Usually the oil in the treads are from leaking valve cover gaskets.[outside the engine] Like you said it is not on the tip.
Repair the gaskets.

"BRILLIANT"!!!!
 
it would be cheaper just to get a low mileage engine from the junk yard. strip your old engine down and save the parts.
 
There comes an age of a vehicle where you ask if the cost of the repair is greater than the replacement cost for the vehicle. For over 10 year old vehicle, perhaps well over 100k miles, if you have a pile of problems it is time to retire it and replace it.

If you do need to service it, we don't really have good evidence to tell whether replacing valve cover seals and rings will fix all your problems.

A problem with power might be a problem related to delivery of Fuel, Air or Spark. Look at each of these systems and check out the basics.

Fuel Filter - is it OK
Fuel Pump - is it working OK?

Air Filter - is it OK shape?
Air ducting, intake manifold - is it free of Vacuum Leak (empty/missing fittings)?
Fuel Mixture is all 'puter controlled now, but you may put your hand over the exhaust pipe with the engine idling, and see if it feels "even", and smell your hand, do you smell gas? oil?

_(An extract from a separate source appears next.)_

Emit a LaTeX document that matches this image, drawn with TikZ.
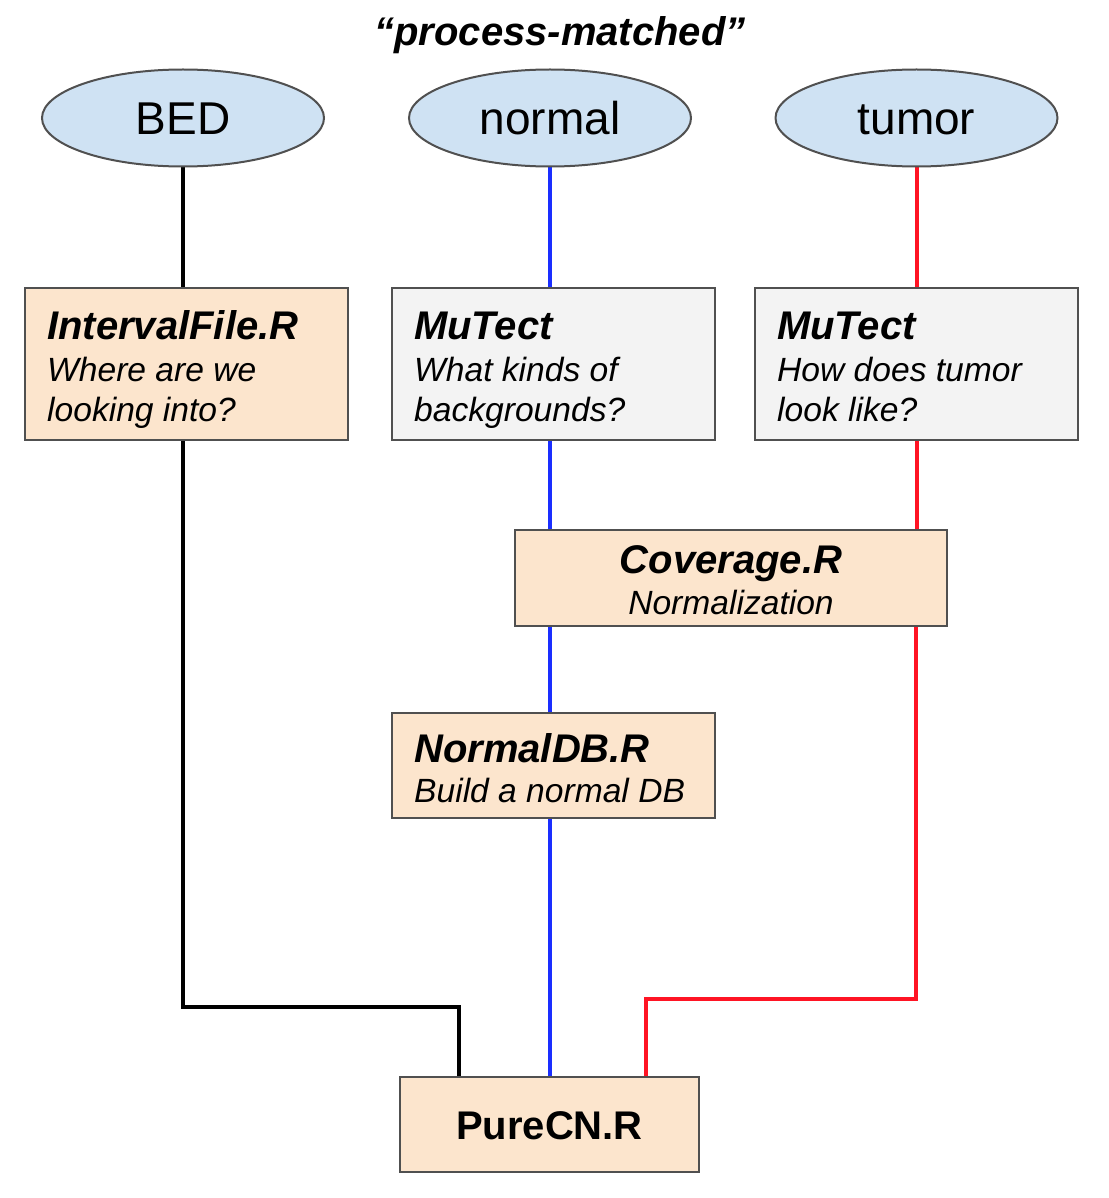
\documentclass[tikz,border=0pt]{standalone}
\usepackage{fontspec}
\setmainfont{Liberation Sans}
\usetikzlibrary{shapes.geometric,backgrounds}
\definecolor{ellfill}{HTML}{CFE2F3}
\definecolor{boxfill}{HTML}{FCE5CD}
\definecolor{grayfill}{HTML}{F3F3F3}
\definecolor{bordercol}{HTML}{505050}
\definecolor{blueline}{HTML}{1A2EFF}
\definecolor{redline}{HTML}{FF1424}
\tikzset{
  ell/.style={ellipse, draw=bordercol, line width=2pt, fill=ellfill, minimum width=282pt, minimum height=97pt, inner sep=0pt},
  procbox/.style={rectangle, draw=bordercol, line width=2pt, fill=boxfill, inner sep=0pt},
  graybox/.style={rectangle, draw=bordercol, line width=2pt, fill=grayfill, inner sep=0pt},
  ttl/.style={inner sep=0pt, font=\fontsize{40}{48}\selectfont\bfseries\itshape},
  sub/.style={inner sep=0pt, font=\fontsize{33.6}{40}\selectfont\itshape},
  elltxt/.style={inner sep=0pt, font=\fontsize{46}{55}\selectfont},
  conn/.style={line width=4pt},
}
\begin{document}
\begin{tikzpicture}[x=1pt,y=-1pt]
\useasboundingbox (0,0) rectangle (1108,1198);

% title
\node[ttl, anchor=base] (title) at (560,46) {“process-matched”};

% ellipses
\node[ell] (bed) at (183,118) {};
\node[ell] (normal) at (550,118) {};
\node[ell] (tumor) at (916.5,118) {};
\node[elltxt, anchor=base] (bedt) at (183,135) {BED};
\node[elltxt, anchor=base] (normalt) at (550,135) {normal};
\node[elltxt, anchor=base] (tumort) at (916.5,135) {tumor};

% boxes
\node[procbox, minimum width=323pt, minimum height=152pt] (interval) at (186.5,364) {};
\node[graybox, minimum width=323pt, minimum height=152pt] (mutn) at (553.5,364) {};
\node[graybox, minimum width=323pt, minimum height=152pt] (mutt) at (916.5,364) {};
\node[procbox, minimum width=432pt, minimum height=96pt] (cov) at (731,578) {};
\node[procbox, minimum width=323pt, minimum height=105pt] (ndb) at (553.5,765.5) {};
\node[procbox, minimum width=299pt, minimum height=95pt] (pure) at (549.5,1124.5) {};

% connector junctions
\coordinate (bk1) at (183,1007);
\coordinate (bk2) at (459,1007);
\coordinate (rd1) at (916,999);
\coordinate (rd2) at (646,999);

\begin{scope}[on background layer]
\fill[white] (0,0) rectangle (1108,1198);
% black
\draw[conn, black] (bed.south) -- (bed.south |- interval.north);
\draw[conn, black] (interval.south -| bed.south) -- (bk1) -- (bk2) -- (bk2 |- pure.north);
% blue
\draw[conn, blueline] (normal.south) -- (normal.south |- mutn.north);
\draw[conn, blueline] (mutn.south -| normal.south) -- (normal.south |- cov.north);
\draw[conn, blueline] (cov.south -| normal.south) -- (normal.south |- ndb.north);
\draw[conn, blueline] (ndb.south -| normal.south) -- (normal.south |- pure.north);
% red
\draw[conn, redline] (tumor.south) -- (tumor.south |- mutt.north);
\draw[conn, redline] (mutt.south -| tumor.south) -- (tumor.south |- cov.north);
\draw[conn, redline] (cov.south -| rd1) -- (rd1) -- (rd2) -- (rd2 |- pure.north);
\end{scope}

% box texts
\node[ttl, anchor=base west] (t1a) at (47,339) {IntervalFile.R};
\node[sub, anchor=base west] (t1b) at (47,381) {Where are we};
\node[sub, anchor=base west] (t1c) at (47,421) {looking into?};

\node[ttl, anchor=base west] (t2a) at (414,339) {MuTect};
\node[sub, anchor=base west] (t2b) at (414,381) {What kinds of};
\node[sub, anchor=base west] (t2c) at (414,421) {backgrounds?};

\node[ttl, anchor=base west] (t3a) at (777,339) {MuTect};
\node[sub, anchor=base west] (t3b) at (777,381) {How does tumor};
\node[sub, anchor=base west] (t3c) at (777,421) {look like?};

\node[ttl, anchor=base] (t4a) at (731,573) {Coverage.R};
\node[sub, anchor=base] (t4b) at (731,614) {Normalization};

\node[ttl, anchor=base west] (t5a) at (414,762) {NormalDB.R};
\node[sub, anchor=base west] (t5b) at (414,802) {Build a normal DB};

\node[inner sep=0pt, font=\fontsize{40}{48}\selectfont\bfseries, anchor=base] (t6) at (549.5,1139) {PureCN.R};
\end{tikzpicture}
\end{document}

Spark Plugs - removing each plug and remember which cylinder each is from... is the color and wear on each plug nearly identical? All plugs should read light brown. If any one plug shows a different color, that indicates a problem local to that cylinder, which might be bad ring or bad head gasket or bad valve or any such thing, a matter of further investigation. But anyway if all the plugs read similar to each other, then this sort of eliminates the diagnosis of a problem with a particular cylinder.

I can't really make sense of what you are saying about oil on the threads, I don't find it meaningful. What is important is the part of the plug IN the combustion chamber. And when you put the plugs back make sure you put each into the same cylinder it came from, and put oil on the threads.

Also, with engine idling, and hand on gear shift or some place you have a good sense of engine vibration, is engine firing on all cylinders evenly? Do you notice any miss?

Intermittent miss may be bad plug wires... I had an engine down on power and noticed great benefit from new plug wires. Plug wires work good for about 30-50k miles, if yours are older than this consider replacing them.

Hmm, if one plug has oil on the threads and the others don't, it might be that plug just plain isn't firing, the plug wire or distributor on that cylinder is bad or something.
 
In most new cars it is cheaper to get an engine from the junk yard, depending on how many miles (say 250,000), whould answer your question. You might also want to ask yourself how much money you want to put in that car, say you replace/rebuild your engine the Transmission will go next if it is an automatic. Actually in that case it may be the transmission slipping insead of the engine.
 
I thought the car was involved in a 'bad wreck'? How can the body be in perfect condition and the engine have so many issues?